Der Protagonist im Roman von Wolfgang Herles ist der Staatsminister Jakob Stein. Die Bundeskanzlerin Christina Böckler hat sich seiner entledigt. An ihrem Zynismus knabbert Stein noch immer und kann nicht loslassen. Um sich abzulenken, geht er nun seiner Liebe zur Musik, konkret der Oper nach, hält sich auf seinen Reisen in guten Restaurants auf, trinkt teuren Wein und speist fürstlich, doch das Leben zu genießen, versteht Stein nicht.

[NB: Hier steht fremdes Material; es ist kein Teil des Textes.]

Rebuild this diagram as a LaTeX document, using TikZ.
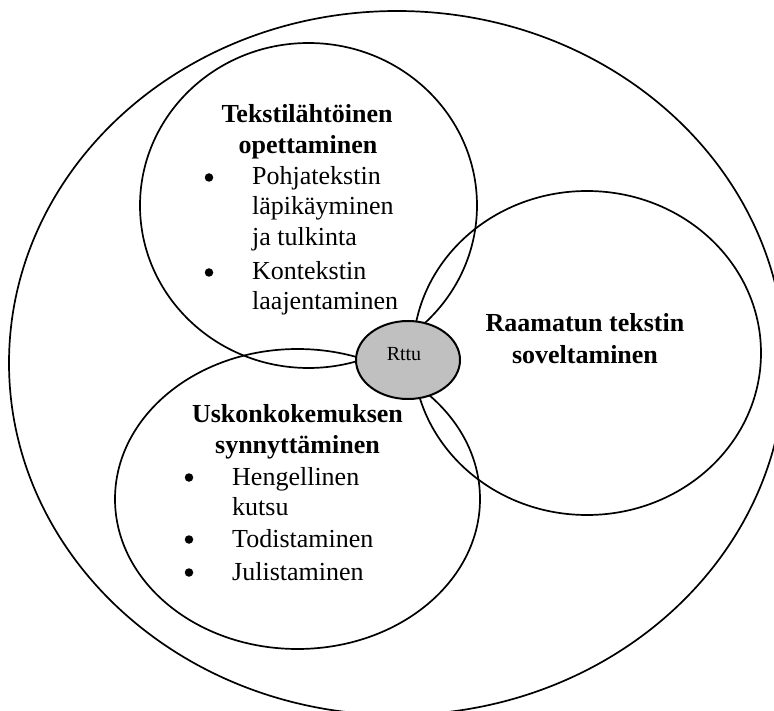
\documentclass[tikz,border=0pt]{standalone}
\usepackage{fontspec}
\setmainfont{Liberation Serif}
\usetikzlibrary{shapes.geometric}
\definecolor{rttugray}{RGB}{192,192,192}
\begin{document}
\begin{tikzpicture}[x=1pt,y=-1pt,
  ring/.style={draw, line width=1.7pt, ellipse, inner sep=0pt, outer sep=0pt},
  ttl/.style={anchor=base, inner sep=0pt, font=\fontsize{26}{31}\selectfont\bfseries},
  itm/.style={anchor=base west, inner sep=0pt, font=\fontsize{26}{31}\selectfont},
  bul/.style={circle, fill=black, inner sep=0pt, minimum size=8.5pt}]
\useasboundingbox (0,0) rectangle (774,711);
\clip (0,0) rectangle (774,711);
% circles
\node[ring, minimum width=776pt, minimum height=704pt] (outer) at (397,363) {};
\node[ring, minimum width=337pt, minimum height=325pt] (teksti) at (308.5,205.5) {};
\node[ring, minimum width=348pt, minimum height=324pt] (raamattu) at (587,353) {};
\node[ring, minimum width=365pt, minimum height=300pt] (usko) at (297.5,499) {};
\node[draw, ellipse, line width=2pt, fill=rttugray, inner sep=0pt,
      minimum width=104pt, minimum height=78pt] (rttu) at (408,360) {};
\node[anchor=base, inner sep=0pt, font=\fontsize{20}{24}\selectfont] (rttutext) at (404,361) {Rttu};
% top circle texts
\node[ttl] (t1) at (307,123) {Tekstilähtöinen};
\node[ttl] (t2) at (308,154) {opettaminen};
\node[bul] (b1) at (209,177.5) {};
\node[itm] (i1a) at (252,185) {Pohjatekstin};
\node[itm] (i1b) at (252,215) {läpikäyminen};
\node[itm] (i1c) at (252,246) {ja tulkinta};
\node[bul] (b2) at (209,272.5) {};
\node[itm] (i2a) at (252,280) {Kontekstin};
\node[itm] (i2b) at (252,310) {laajentaminen};
% right circle texts
\node[ttl] (r1) at (585,332) {Raamatun tekstin};
\node[ttl] (r2) at (585,363) {soveltaminen};
% bottom-left circle texts
\node[ttl] (u1) at (297.5,422) {Uskonkokemuksen};
\node[ttl] (u2) at (297.5,453) {synnyttäminen};
\node[bul] (b3) at (189,477.5) {};
\node[itm] (j1a) at (232,485) {Hengellinen};
\node[itm] (j1b) at (232,515) {kutsu};
\node[bul] (b4) at (189,539.5) {};
\node[itm] (j2) at (232,547) {Todistaminen};
\node[bul] (b5) at (189,572.5) {};
\node[itm] (j3) at (232,580) {Julistaminen};
\end{tikzpicture}
\end{document}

Der geschasste Staatsminister verliebt sich in die ehrgeizige Stardirigentin Maria Besson, der er durch ganz Europa folgt. Doch diese bedient sich letztlich seiner in genau der gleichen Weise wie die Kanzlerin. Weiber sind halt Schlangen, vor denen man sich hüten sollten:-))

Herles gelingt es- sehr sarkastisch - den derzeit grassierenden Wagnerhype zu fokussieren.

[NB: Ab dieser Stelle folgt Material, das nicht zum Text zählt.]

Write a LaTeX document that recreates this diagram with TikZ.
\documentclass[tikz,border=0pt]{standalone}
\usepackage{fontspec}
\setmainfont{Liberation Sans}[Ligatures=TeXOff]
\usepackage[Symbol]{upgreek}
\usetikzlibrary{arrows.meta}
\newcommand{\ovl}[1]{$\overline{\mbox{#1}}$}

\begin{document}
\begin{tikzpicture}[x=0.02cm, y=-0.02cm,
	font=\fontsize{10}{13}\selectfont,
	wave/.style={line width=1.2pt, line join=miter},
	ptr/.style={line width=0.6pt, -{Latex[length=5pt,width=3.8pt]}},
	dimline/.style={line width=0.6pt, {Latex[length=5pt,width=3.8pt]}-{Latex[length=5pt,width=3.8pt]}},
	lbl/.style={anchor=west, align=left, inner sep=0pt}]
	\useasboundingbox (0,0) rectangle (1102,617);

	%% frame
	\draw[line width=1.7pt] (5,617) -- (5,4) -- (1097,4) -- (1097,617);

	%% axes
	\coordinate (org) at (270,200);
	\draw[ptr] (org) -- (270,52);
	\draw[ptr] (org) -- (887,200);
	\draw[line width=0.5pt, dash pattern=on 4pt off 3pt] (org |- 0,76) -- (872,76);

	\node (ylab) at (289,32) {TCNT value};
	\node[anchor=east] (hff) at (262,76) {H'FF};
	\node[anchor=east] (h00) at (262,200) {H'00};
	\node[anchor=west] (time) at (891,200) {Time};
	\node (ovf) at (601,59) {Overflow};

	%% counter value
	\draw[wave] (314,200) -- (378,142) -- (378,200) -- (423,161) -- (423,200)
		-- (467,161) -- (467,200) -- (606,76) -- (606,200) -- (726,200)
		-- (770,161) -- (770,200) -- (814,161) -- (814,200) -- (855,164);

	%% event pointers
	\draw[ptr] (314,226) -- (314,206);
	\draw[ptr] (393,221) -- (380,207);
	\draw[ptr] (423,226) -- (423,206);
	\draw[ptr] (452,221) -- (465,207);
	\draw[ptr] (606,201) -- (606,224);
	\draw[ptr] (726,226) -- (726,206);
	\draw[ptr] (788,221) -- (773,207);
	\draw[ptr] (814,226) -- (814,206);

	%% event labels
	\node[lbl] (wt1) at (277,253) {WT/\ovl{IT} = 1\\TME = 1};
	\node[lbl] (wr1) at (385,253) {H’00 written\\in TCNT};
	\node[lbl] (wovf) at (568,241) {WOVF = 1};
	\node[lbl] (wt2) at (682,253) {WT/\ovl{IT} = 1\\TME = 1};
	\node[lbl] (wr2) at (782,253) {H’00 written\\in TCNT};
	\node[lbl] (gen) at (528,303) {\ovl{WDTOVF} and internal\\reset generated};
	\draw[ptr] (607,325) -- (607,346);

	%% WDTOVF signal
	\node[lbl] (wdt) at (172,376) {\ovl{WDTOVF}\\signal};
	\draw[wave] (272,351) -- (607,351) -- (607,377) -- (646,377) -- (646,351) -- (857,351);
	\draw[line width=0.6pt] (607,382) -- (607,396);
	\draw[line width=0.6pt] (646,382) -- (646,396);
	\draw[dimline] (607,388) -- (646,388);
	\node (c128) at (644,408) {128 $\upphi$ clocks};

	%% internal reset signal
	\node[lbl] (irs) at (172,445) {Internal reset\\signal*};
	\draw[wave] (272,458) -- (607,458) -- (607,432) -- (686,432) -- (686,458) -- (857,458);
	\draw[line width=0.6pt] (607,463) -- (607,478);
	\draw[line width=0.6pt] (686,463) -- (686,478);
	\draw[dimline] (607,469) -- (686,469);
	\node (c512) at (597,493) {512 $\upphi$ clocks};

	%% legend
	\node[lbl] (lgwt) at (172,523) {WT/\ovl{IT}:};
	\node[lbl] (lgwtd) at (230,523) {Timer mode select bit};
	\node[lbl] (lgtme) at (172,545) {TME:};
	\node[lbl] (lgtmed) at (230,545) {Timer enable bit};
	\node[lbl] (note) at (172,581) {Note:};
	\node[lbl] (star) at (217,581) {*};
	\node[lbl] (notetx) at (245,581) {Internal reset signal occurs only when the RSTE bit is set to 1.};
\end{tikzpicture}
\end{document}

Ein Schelm ist natürlich der, der Parallelen zwischen Christina Böckler und unserer derzeitigen Kanzlerin vermutet.

Männer wie Stein müssen sich emanzipieren. Geradezu unerträglich ist es, mit anzusehen wie er sich von Frauen beherrschen lässt. Man leidet als Leser mit diesem armen gebeutelten Mann, der es nicht schafft, ohne Übermutter zu leben.

Stein ist eindeutig ein Weichei, trotz seines Titels. Hoffentlich gibt es nicht zu viele dieser Art unter den Staatslenkern. Kein Wunder, dass Maria Böckler solchen Jungs den Rücken kehrt. Sie muss es, denn sie wird an ihrem Team gemessen.

Ein amüsanter Roman, für Leser, die subtilste Ironie lieben.